_WHAT IS REQUIRED_:
Would you copy the records below, exactly and only from their first line through the line containing "from bokeh.resources import INLINE", without any pictures?

------------------------------------------------------------

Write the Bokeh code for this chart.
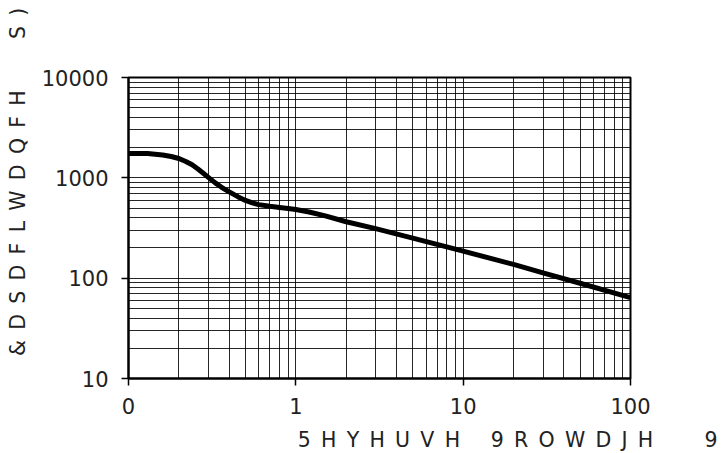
from bokeh.plotting import figure
from bokeh.models import FixedTicker
from bokeh.embed import file_html
from bokeh.resources import INLINE

# ---- data ----
voltage = [0.1, 0.13, 0.16, 0.18, 0.2, 0.22, 0.24, 0.26, 0.28, 0.3, 0.33, 0.36, 0.4, 0.45,
           0.5, 0.55, 0.6, 0.7, 0.8, 0.9, 1, 1.2, 1.5, 2, 3, 5, 10, 20, 30, 50, 100]
capacitance = [1750, 1745, 1690, 1633, 1560, 1455, 1349, 1225, 1112, 1012, 891, 805, 724, 649,
               596, 562, 541, 520, 507, 495, 483, 457, 417, 365, 312, 251, 186, 137, 113, 89, 64]

x_ticks = [0.1, 1, 10, 100]
x_tick_labels = ["0", "1", "10", "100"]
y_ticks = [10, 100, 1000, 10000]
y_tick_labels = ["10", "100", "1000", "10000"]

EN = "\u2002"
x_title = EN.join("5HYHUVH") + EN * 3 + EN.join("9ROWDJH") + EN * 5 + "9"
y_title = EN.join("&DSDFLWDQFH") + EN * 5 + "S" + EN + ")"

FONT = "DejaVu Sans"

x_minor = [m * d for d in [0.1, 1, 10] for m in range(2, 10)]
y_minor = [m * d for d in [10, 100, 1000] for m in range(2, 10)]

p = figure(x_axis_type="log", y_axis_type="log",
           x_range=(0.1, 100), y_range=(10, 10000),
           frame_width=502, frame_height=301,
           min_border_left=128, min_border_right=92,
           min_border_top=77, min_border_bottom=67,
           output_backend="svg", toolbar_location=None)

p.background_fill_color = "white"
p.border_fill_color = "white"
p.outline_line_color = "black"
p.outline_line_width = 2

p.xaxis.ticker = FixedTicker(ticks=x_ticks, minor_ticks=x_minor)
p.yaxis.ticker = FixedTicker(ticks=y_ticks, minor_ticks=y_minor)
p.xaxis.major_label_overrides = {0.1: x_tick_labels[0], 1: x_tick_labels[1],
                                 10: x_tick_labels[2], 100: x_tick_labels[3]}
p.yaxis.major_label_overrides = {t: l for t, l in zip(y_ticks, y_tick_labels)}

for ax in (p.xaxis, p.yaxis):
    ax.axis_line_color = "black"
    ax.axis_line_width = 2
    ax.major_tick_line_color = "black"
    ax.major_tick_line_width = 1.5
    ax.major_tick_out = 7
    ax.major_tick_in = 0
    ax.minor_tick_out = 0
    ax.minor_tick_in = 0
    ax.major_label_text_font = FONT
    ax.major_label_text_font_size = "21px"
    ax.major_label_text_color = "#222222"
    ax.axis_label_text_font = FONT
    ax.axis_label_text_font_size = "20.5px"
    ax.axis_label_text_font_style = "normal"
    ax.axis_label_text_color = "#222222"
p.yaxis.major_label_standoff = 13
p.xaxis.major_label_standoff = 12

p.xaxis.axis_label = EN * 25 + x_title
p.xaxis.axis_label_standoff = 11
p.yaxis.axis_label = EN * 9 + y_title
p.yaxis.axis_label_standoff = 9

for g in (p.xgrid, p.ygrid):
    g.grid_line_color = "black"
    g.grid_line_alpha = 0.85
    g.grid_line_width = 1
    g.minor_grid_line_color = "black"
    g.minor_grid_line_alpha = 0.85
    g.minor_grid_line_width = 1

p.line(voltage, capacitance, line_color="black", line_width=5, line_join="round")

open("out.html", "w").write(file_html(p, INLINE))
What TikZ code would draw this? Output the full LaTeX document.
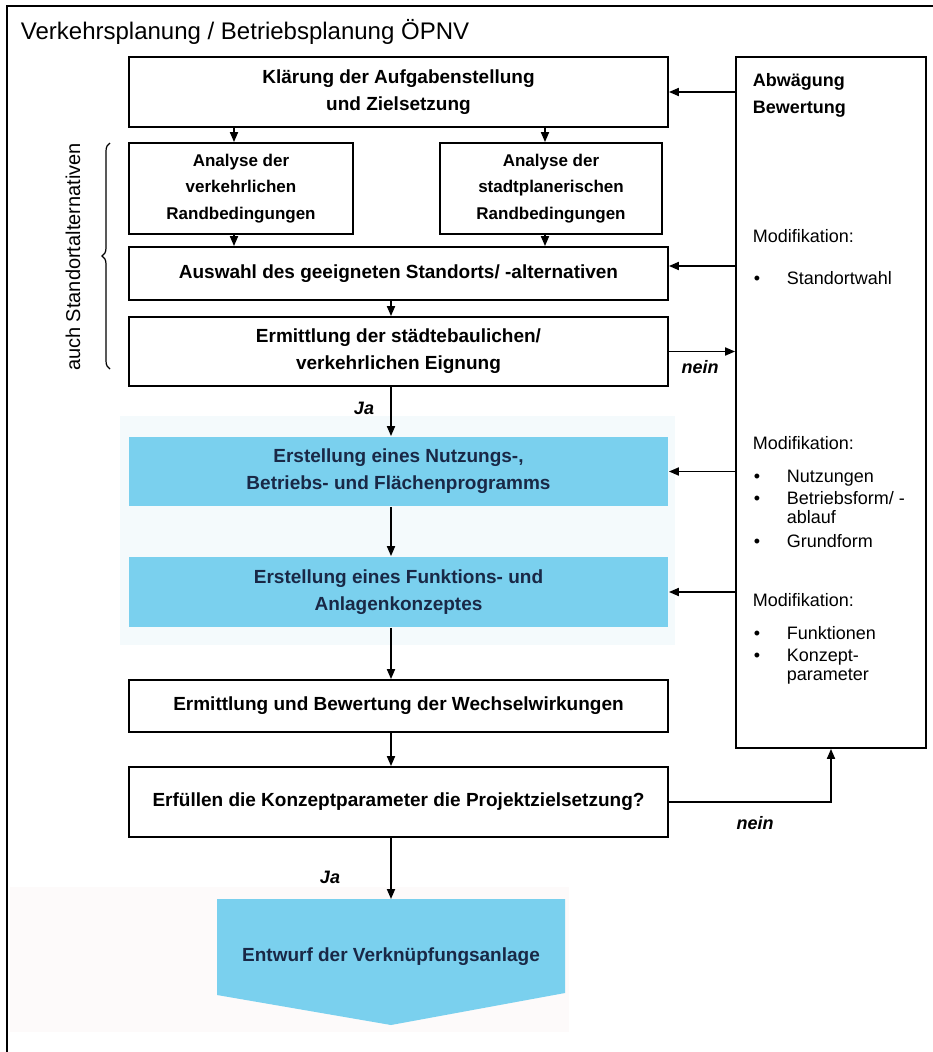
\documentclass[tikz,border=0pt]{standalone}
\usepackage{fontspec}
\setmainfont{Liberation Sans}
\usetikzlibrary{arrows.meta,decorations.pathreplacing}
\definecolor{boxblue}{RGB}{122,208,238}
\definecolor{navy}{RGB}{25,40,70}
\definecolor{pale}{RGB}{244,250,252}
\definecolor{paletwo}{RGB}{253,250,250}
\begin{document}
\begin{tikzpicture}[x=1pt,y=-1pt,
  line width=1.8pt,
  arr/.style={-{Triangle[length=10pt,width=8pt]}},
  box/.style={draw, line width=1.8pt, align=center, inner sep=0pt, font=\bfseries\fontsize{19}{27}\selectfont},
  smallbox/.style={box, font=\bfseries\fontsize{17}{26.5}\selectfont},
  bluebox/.style={fill=boxblue, align=center, inner sep=0pt, text=navy, font=\bfseries\fontsize{19}{27}\selectfont},
  lab/.style={inner sep=0pt, font=\bfseries\itshape\fontsize{18}{20}\selectfont},
  side/.style={anchor=base west, inner sep=0pt, font=\fontsize{18}{20}\selectfont},
  sidebold/.style={anchor=base west, inner sep=0pt, font=\bfseries\fontsize{18}{20}\selectfont},
]
\useasboundingbox (0,0) rectangle (933,1052);
% faded backgrounds
\fill[pale] (120,416) rectangle (675,645);
\fill[paletwo] (10,887) rectangle (569,1032);
% frame
\draw (7,1052) -- (7,6) -- (933,6);
\node[anchor=west, inner sep=0pt, font=\fontsize{24}{26}\selectfont] (title) at (20,32) {Verkehrsplanung / Betriebsplanung ÖPNV};

% main column
\node[box, minimum width=539pt, minimum height=70pt] (klaer) at (398.5,92) {Klärung der Aufgabenstellung\\und Zielsetzung};
\node[smallbox, minimum width=224pt, minimum height=91pt] (ana1) at (241,188.5) {Analyse der\\verkehrlichen\\Randbedingungen};
\node[smallbox, minimum width=222pt, minimum height=91pt] (ana2) at (551,188.5) {Analyse der\\stadtplanerischen\\Randbedingungen};
\node[box, minimum width=539pt, minimum height=53pt] (auswahl) at (398.5,273.5) {Auswahl des geeigneten Standorts/ -alternativen};
\node[box, minimum width=539pt, minimum height=69pt] (ermitt1) at (398.5,351.5) {Ermittlung der städtebaulichen/\\verkehrlichen Eignung};
\node[bluebox, minimum width=539pt, minimum height=69pt] (blue1) at (398.5,471.5) {Erstellung eines Nutzungs-,\\Betriebs- und Flächenprogramms};
\node[bluebox, minimum width=539pt, minimum height=70pt] (blue2) at (398.5,592) {Erstellung eines Funktions- und\\Anlagenkonzeptes};
\node[box, minimum width=539pt, minimum height=52pt] (ermitt2) at (398.5,706) {Ermittlung und Bewertung der Wechselwirkungen};
\node[box, minimum width=539pt, minimum height=70pt] (erfuell) at (398.5,802) {Erfüllen die Konzeptparameter die Projektzielsetzung?};

% final chevron
\path[fill=boxblue] (217,899) -- (565,899) -- (565,993) -- (391,1025) -- (217,995) -- cycle;
\coordinate (entop) at (391,899);
\node[inner sep=0pt, text=navy, font=\bfseries\fontsize{19}{22}\selectfont] (entw) at (391,957) {Entwurf der Verknüpfungsanlage};

% right box
\node[draw, line width=1.8pt, minimum width=190pt, minimum height=691pt, inner sep=0pt] (abw) at (831,402.5) {};
\node[sidebold] (abw1) at (752,86) {Abwägung};
\node[sidebold] (abw2) at (752,113) {Bewertung};
\node[side] (mod1) at (752,242) {Modifikation:};
\node[side] (b11) at (753,284) {•};
\node[side] (t11) at (786,284) {Standortwahl};
\node[side] (mod2) at (752,449) {Modifikation:};
\node[side] (b21) at (753,482) {•};
\node[side] (t21) at (786,482) {Nutzungen};
\node[side] (b22) at (753,504) {•};
\node[side] (t22) at (786,504) {Betriebsform/ -};
\node[side] (t22b) at (786,523) {ablauf};
\node[side] (b23) at (753,547) {•};
\node[side] (t23) at (786,547) {Grundform};
\node[side] (mod3) at (752,606) {Modifikation:};
\node[side] (b31) at (753,639) {•};
\node[side] (t31) at (786,639) {Funktionen};
\node[side] (b32) at (753,661) {•};
\node[side] (t32) at (786,661) {Konzept-};
\node[side] (t32b) at (786,680) {parameter};

% brace and rotated label
\draw[decorate, decoration={brace, amplitude=8pt}, line width=1.2pt] (110,369) -- (110,143);
\node[rotate=90, inner sep=0pt, font=\fontsize{20}{22}\selectfont] (auch) at (73,257) {auch Standortalternativen};

% vertical connectors
\draw[arr] ([xshift=-7pt]klaer.south -| ana1.north) -- ([xshift=-7pt]ana1.north);
\draw[arr] ([xshift=-6pt]klaer.south -| ana2.north) -- ([xshift=-6pt]ana2.north);
\draw[arr] ([xshift=-7pt]ana1.south) -- ([xshift=-7pt]ana1.south |- auswahl.north);
\draw[arr] ([xshift=-6pt]ana2.south) -- ([xshift=-6pt]ana2.south |- auswahl.north);
\draw[arr] ([xshift=-7.5pt]auswahl.south) -- ([xshift=-7.5pt]ermitt1.north);
\draw[arr] ([xshift=-7.5pt]ermitt1.south) -- ([xshift=-7.5pt]blue1.north);
\draw[arr] ([xshift=-7.5pt]blue1.south) -- ([xshift=-7.5pt]blue2.north);
\draw[arr] ([xshift=-7.5pt]blue2.south) -- ([xshift=-7.5pt]ermitt2.north);
\draw[arr] ([xshift=-7.5pt]ermitt2.south) -- ([xshift=-7.5pt]erfuell.north);
\draw[arr] ([xshift=-7.5pt]erfuell.south) -- (entop);

% feedback connectors
\coordinate (aw) at ([yshift=7.5pt]auswahl.east);
\draw[arr] (abw.west |- klaer.east) -- (klaer.east);
\draw[arr] (abw.west |- aw) -- (aw);
\draw[arr] (abw.west |- blue1.east) -- (blue1.east);
\draw[arr] (abw.west |- blue2.east) -- (blue2.east);
\draw[arr] (ermitt1.east) -- (ermitt1.east -| abw.west);
\draw[arr] (erfuell.east) -| (abw.south);

% labels
\node[lab] (ja1) at (364,408) {Ja};
\node[lab] (ja2) at (330,877) {Ja};
\node[lab] (nein1) at (700,367) {nein};
\node[lab] (nein2) at (755,823) {nein};
\end{tikzpicture}
\end{document}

------------------------------------------------------------

_WRITTEN ANSWER_:
Write the Bokeh code for this chart.
from bokeh.plotting import figure
from bokeh.models import FixedTicker
from bokeh.embed import file_html
from bokeh.resources import INLINE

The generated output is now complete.